◆ MATERIAL:
□ □ □ □ □
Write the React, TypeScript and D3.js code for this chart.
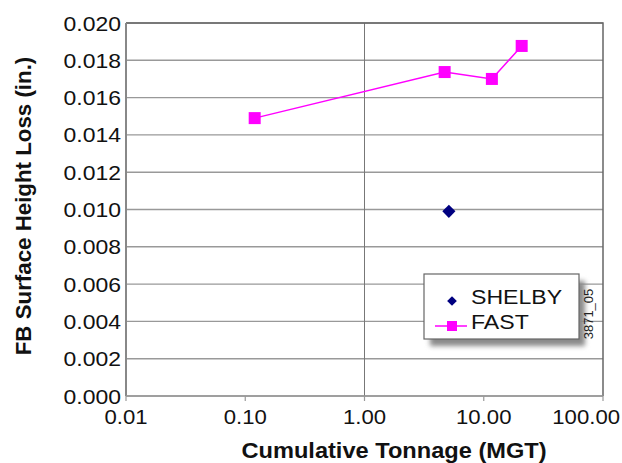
import { useEffect, useRef } from 'react'
import * as d3 from 'd3'

// data
const fastTonnage = [0.12, 4.7, 11.7, 20.8]
const fastLoss = [0.0149, 0.01737, 0.0170, 0.01877]
const shelbyTonnage = [5.1]
const shelbyLoss = [0.0099]
const xTicks = [0.01, 0.1, 1, 10, 100]
const yTicks = [0, 0.002, 0.004, 0.006, 0.008, 0.01, 0.012, 0.014, 0.016, 0.018, 0.02]

const font = 'Liberation Sans, Arial, sans-serif'

// text stretched a bit wider, like the scanned original
const addText = (g: any, x: number, y: number, str: string, size: number, anchor = 'start', bold = false, sx = 1.1) =>
  g.append('text')
    .attr('transform', `translate(${x},${y}) scale(${sx},1)`)
    .attr('text-anchor', anchor)
    .style('font-family', font).style('font-size', `${size}px`)
    .style('font-weight', bold ? 'bold' : 'normal').style('fill', '#111')
    .text(str)

const App = () => {
  const ref = useRef<SVGSVGElement>(null)

  useEffect(() => {
    document.body.style.margin = '0'
    document.body.style.overflow = 'hidden'

    const width = 622
    const height = 463
    const m = { left: 126, top: 23, right: 19, bottom: 67 }
    const svg = d3.select(ref.current)
    svg.selectAll('*').remove()
    svg.attr('width', width).attr('height', height)

    const x = d3.scaleLog().domain([0.01, 100]).range([m.left, width - m.right])
    const y = d3.scaleLinear().domain([0, 0.02]).range([height - m.bottom, m.top])

    // horizontal grid
    svg.append('g').selectAll('line').data(yTicks).enter().append('line')
      .attr('x1', m.left).attr('x2', width - m.right)
      .attr('y1', d => y(d)).attr('y2', d => y(d))
      .attr('stroke', '#999').attr('stroke-width', 1.4)
    // vertical line at 1.00
    svg.append('line')
      .attr('x1', x(1)).attr('x2', x(1))
      .attr('y1', m.top).attr('y2', height - m.bottom)
      .attr('stroke', '#777').attr('stroke-width', 1)
    // top + right border
    svg.append('path')
      .attr('d', `M${m.left},${m.top}H${width - m.right}V${height - m.bottom}`)
      .attr('fill', 'none').attr('stroke', '#666').attr('stroke-width', 1.5)
    // axis lines
    svg.append('line')
      .attr('x1', m.left).attr('x2', m.left).attr('y1', m.top).attr('y2', height - m.bottom)
      .attr('stroke', '#888').attr('stroke-width', 2)
    svg.append('line')
      .attr('x1', m.left).attr('x2', width - m.right)
      .attr('y1', height - m.bottom).attr('y2', height - m.bottom)
      .attr('stroke', '#999').attr('stroke-width', 1.5)

    // x ticks
    svg.append('g').selectAll('line').data(xTicks).enter().append('line')
      .attr('x1', d => x(d)).attr('x2', d => x(d))
      .attr('y1', height - m.bottom).attr('y2', height - m.bottom + 5)
      .attr('stroke', '#999').attr('stroke-width', 1.2)
    const xg = svg.append('g')
    xTicks.forEach(t => {
      const lab = d3.format('.2f')(t)
      const half = (lab.length - 0.5) * 0.556 * 20.5 * 1.08 / 2
      const px = Math.min(x(t), width - 2 - half)
      addText(xg, px, height - m.bottom + 28, lab, 20.5, 'middle', false, 1.08)
    })

    // y tick labels
    const yg = svg.append('g')
    yTicks.forEach(t => addText(yg, m.left - 5, y(t) + 7.5, d3.format('.3f')(t), 20.5, 'end', false, 1.12))

    // titles
    svg.append('text')
      .attr('transform', `translate(31,${206}) rotate(-90)`)
      .attr('text-anchor', 'middle')
      .style('font-family', font).style('font-size', '22.3px').style('font-weight', 'bold').style('fill', '#111')
      .text('FB Surface Height Loss (in.)')
    addText(svg, 394, 458, 'Cumulative Tonnage (MGT)', 22.5, 'middle', true, 1.05)

    // FAST series
    const fast = fastTonnage.map((t, i) => [t, fastLoss[i]] as [number, number])
    const line = d3.line<[number, number]>().x(d => x(d[0])).y(d => y(d[1]))
    svg.append('path').datum(fast).attr('d', line)
      .attr('fill', 'none').attr('stroke', '#ff00ff').attr('stroke-width', 1.5)
    svg.append('g').selectAll('rect').data(fast).enter().append('rect')
      .attr('x', d => x(d[0]) - 6).attr('y', d => y(d[1]) - 6)
      .attr('width', 12).attr('height', 12).attr('fill', '#ff00ff')

    // SHELBY series
    const diamond = d3.symbol().type(d3.symbolDiamond2).size(110)
    svg.append('g').selectAll('path').data(shelbyTonnage).enter().append('path')
      .attr('transform', (d, i) => `translate(${x(d)},${y(shelbyLoss[i])})`)
      .attr('d', diamond).attr('fill', '#000080')

    // legend
    const lx = 424, ly = 274, lw = 155, lh = 65
    svg.append('rect').attr('x', lx + 6).attr('y', ly + 7).attr('width', lw).attr('height', lh)
      .attr('fill', '#8a8a8a').style('filter', 'blur(2.5px)')
    svg.append('rect').attr('x', lx).attr('y', ly).attr('width', lw).attr('height', lh)
      .attr('fill', 'white').attr('stroke', '#666').attr('stroke-width', 1.2)
    svg.append('path')
      .attr('transform', `translate(${lx + 28},${ly + 27})`)
      .attr('d', d3.symbol().type(d3.symbolDiamond2).size(60)).attr('fill', '#000080')
    svg.append('line').attr('x1', lx + 11).attr('x2', lx + 43).attr('y1', ly + 52).attr('y2', ly + 52)
      .attr('stroke', '#ff00ff').attr('stroke-width', 1.5)
    svg.append('rect').attr('x', lx + 23).attr('y', ly + 47).attr('width', 10).attr('height', 10).attr('fill', '#ff00ff')
    const lg = svg.append('g')
    addText(lg, lx + 47, ly + 30, 'SHELBY', 21, 'start', false, 1.1)
    addText(lg, lx + 47, ly + 55, 'FAST', 21, 'start', false, 1.1)

    // figure id
    svg.append('text')
      .attr('transform', `translate(593,314) rotate(-90)`)
      .attr('text-anchor', 'middle')
      .style('font-family', font).style('font-size', '13px').style('fill', '#222')
      .text('3871_05')
  }, [])

  return (
    <div>
      <svg ref={ref} style={{ display: 'block' }}></svg>
    </div>
  )
}

export default App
□ □ □ □ □
◆ DIRECTION:
Leave out any pictures, please, and quote only the lines from the top of the data through the line that contains "const y = d3.scaleLinear().domain([0, 0.02]).range([height".

◆ TASK SOLUTION:
Write the React, TypeScript and D3.js code for this chart.
import { useEffect, useRef } from 'react'
import * as d3 from 'd3'

// data
const fastTonnage = [0.12, 4.7, 11.7, 20.8]
const fastLoss = [0.0149, 0.01737, 0.0170, 0.01877]
const shelbyTonnage = [5.1]
const shelbyLoss = [0.0099]
const xTicks = [0.01, 0.1, 1, 10, 100]
const yTicks = [0, 0.002, 0.004, 0.006, 0.008, 0.01, 0.012, 0.014, 0.016, 0.018, 0.02]

const font = 'Liberation Sans, Arial, sans-serif'

// text stretched a bit wider, like the scanned original
const addText = (g: any, x: number, y: number, str: string, size: number, anchor = 'start', bold = false, sx = 1.1) =>
  g.append('text')
    .attr('transform', `translate(${x},${y}) scale(${sx},1)`)
    .attr('text-anchor', anchor)
    .style('font-family', font).style('font-size', `${size}px`)
    .style('font-weight', bold ? 'bold' : 'normal').style('fill', '#111')
    .text(str)

const App = () => {
  const ref = useRef<SVGSVGElement>(null)

  useEffect(() => {
    document.body.style.margin = '0'
    document.body.style.overflow = 'hidden'

    const width = 622
    const height = 463
    const m = { left: 126, top: 23, right: 19, bottom: 67 }
    const svg = d3.select(ref.current)
    svg.selectAll('*').remove()
    svg.attr('width', width).attr('height', height)

    const x = d3.scaleLog().domain([0.01, 100]).range([m.left, width - m.right])
    const y = d3.scaleLinear().domain([0, 0.02]).range([height - m.bottom, m.top])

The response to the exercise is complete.